●学問と引き出し

 先日、20年ぶりくらいでしょうか、置き引きにあいました。20年ぶりくらいといいましても、それはインドに旅行したときのことで、日本国内だけで考えると、たぶん生まれて初めての経験だろうと思います。

 被害額はそれほどたいしたものではなかったのが不幸中の幸いでしたが、この経験から一つ良いことを学ばせて頂きました。

 それは学問とは引き出しのようなものであり、学問をしておけばおくほど、いざというとき役に立つということです。

 置き引きにあったのは黒いカバンでした。新しいカバンを買おうかどうしようか迷っていたのですが、ふと、10年くらい前に友人からプレゼントとして貰ったカバンが押し入れの中に眠っていることを思い出しました。

 プレゼントされたときは、「カバンは持っているから使う予定はないだろう。しかも私は物持ちがいいから、カバンなんかたぶんずっと使うことはないだろう」と思っていました。

 置き引きにさえ遭わなければ、私のその予想も当たっていたと思うのですが、いざ、置き引きにあってみると、これほど有り難いことはなかったのです。なにしろ、カバンを買いに行く時間や労力が節約できただけでなく、お金も節約できたのですから。

 私は、この経験から、ふと学問の有用性に思いをはせたのです。

 学問はほとんどの分野において、勉強したことがすぐに直接役に立つということはありません。

 私の勉強してきた学問でも、言語学や哲学などはその筆頭で、直接お金儲けに役立つわけではありませんし、職場で役立つということもありません。

 しかし、勉強したことというのは、私が押し入れの中に入れていたカバンのようなもので、ずっと頭の片隅に残っているのですね。

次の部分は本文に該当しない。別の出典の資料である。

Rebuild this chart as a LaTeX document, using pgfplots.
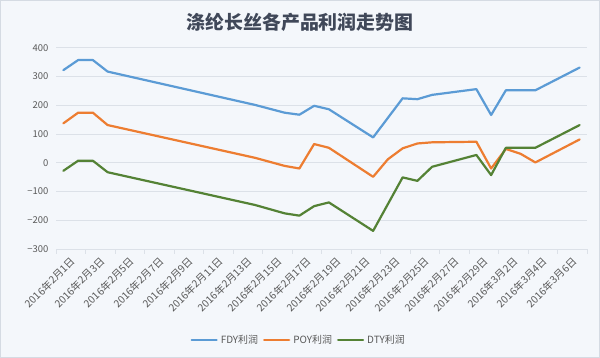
\documentclass[border=0pt]{standalone}
\usepackage{pgfplots}
\pgfplotsset{compat=1.18}
\usepackage{fontspec}
\setmainfont{Noto Sans CJK SC}
\definecolor{bgc}{HTML}{F4F7FB}
\definecolor{framec}{HTML}{D5DBE3}
\definecolor{gridc}{HTML}{DCE1E8}
\definecolor{fdyc}{HTML}{5B9BD5}
\definecolor{poyc}{HTML}{ED7D31}
\definecolor{dtyc}{HTML}{548235}
\definecolor{txtc}{HTML}{595959}
\definecolor{titc}{HTML}{404859}
\begin{document}
\begin{tikzpicture}
\useasboundingbox (0,0) rectangle (600bp,-358bp);
\fill[bgc] (0,0) rectangle (600bp,-358bp);
\draw[framec, line width=0.8bp] (0.4bp,-0.4bp) rectangle (599.6bp,-357.6bp);
\node[font=\fontsize{19}{22}\selectfont\bfseries, text=titc] at (300bp,-22bp) {涤纶长丝各产品利润走势图};
\begin{axis}[
  at={(56bp,-249bp)}, anchor=south west,
  scale only axis, width=531bp, height=201.3bp,
  xmin=-0.5, xmax=35.5, ymin=-300, ymax=400,
  axis line style={draw=none},
  ytick={-300,-200,...,400},
  yticklabels={−300,−200,−100,0,100,200,300,400},
  ymajorgrids, major grid style={gridc, line width=0.8bp},
  ytick pos=left, xtick pos=left,
  major tick length=0pt,
  yticklabel style={font=\fontsize{9.5}{10}\selectfont, text=txtc, xshift=-4bp},
  xtick={0,2,...,34},
  xticklabels={2016年2月1日,2016年2月3日,2016年2月5日,2016年2月7日,2016年2月9日,2016年2月11日,2016年2月13日,2016年2月15日,2016年2月17日,2016年2月19日,2016年2月21日,2016年2月23日,2016年2月25日,2016年2月27日,2016年2月29日,2016年3月2日,2016年3月4日,2016年3月6日},
  xticklabel style={font=\fontsize{10.3}{11}\selectfont, text=txtc, rotate=45, anchor=north east, yshift=-6bp, xshift=3bp},
  extra x ticks={-0.5,1.5,...,35.5},
  extra x tick labels={},
  extra x tick style={grid=none, major tick length=4.5bp, tick align=outside, major tick style={gridc, line width=0.8bp}},
  legend columns=3,
  legend style={at={(0.457,-0.452)}, anchor=center, draw=none, fill=none, font=\fontsize{10}{11}\selectfont, text=txtc, /tikz/every even column/.append style={column sep=3bp}, /tikz/every odd column/.append style={column sep=1bp}},
  legend image code/.code={\draw[#1, line width=2.2bp] (0bp,0bp) -- (25bp,0bp);},
  every axis plot/.append style={line width=2.2bp, line join=round, line cap=round, mark=none},
  clip=false,
]
\addplot[fdyc] coordinates {(0,322)(1,357)(2,357)(3,317)(13,201)(15,174)(16,167)(17,198)(18,186)(21,88)(22,156)(23,224)(24,221)(25,236)(28,256)(29,166)(30,252)(31,252)(32,252)(35,331)};
\addlegendentry{FDY利润}
\addplot[poyc] coordinates {(0,137)(1,174)(2,174)(3,131)(13,17)(15,-11)(16,-20)(17,65)(18,52)(21,-49)(22,12)(23,50)(24,67)(25,71)(28,73)(29,-20)(30,48)(31,31)(32,1)(35,81)};
\addlegendentry{POY利润}
\addplot[dtyc] coordinates {(0,-28)(1,7)(2,7)(3,-33)(13,-147)(15,-176)(16,-184)(17,-151)(18,-138)(21,-237)(22,-144)(23,-51)(24,-63)(25,-14)(28,27)(29,-43)(30,52)(31,52)(32,52)(35,131)};
\addlegendentry{DTY利润}
\end{axis}
\end{tikzpicture}
\end{document}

 その、頭の片隅に残っている、というのが大切なんだと思います。

 というのも、いざというときに、役だってくれるからです。そして、そのいざというときに役立つ知識を持っているか持っていないかが長い目で見れば、けっこう大きな差になって現れるのではないかと思うわけです。

 「学問なんかやっても何にも意味がない」という人もいますが、それは、いざというときにこれを知っていて良かったと思える体験をまだしていないということに過ぎないように思えるのです。

 今回の事件を通して、学問とは一見、無駄なようなことをしているようでも、実は、引き出しにたくさん将来役立ちそうなことを貯める作業であり、けっして無駄なことをしているわけではない、と分かったわけです。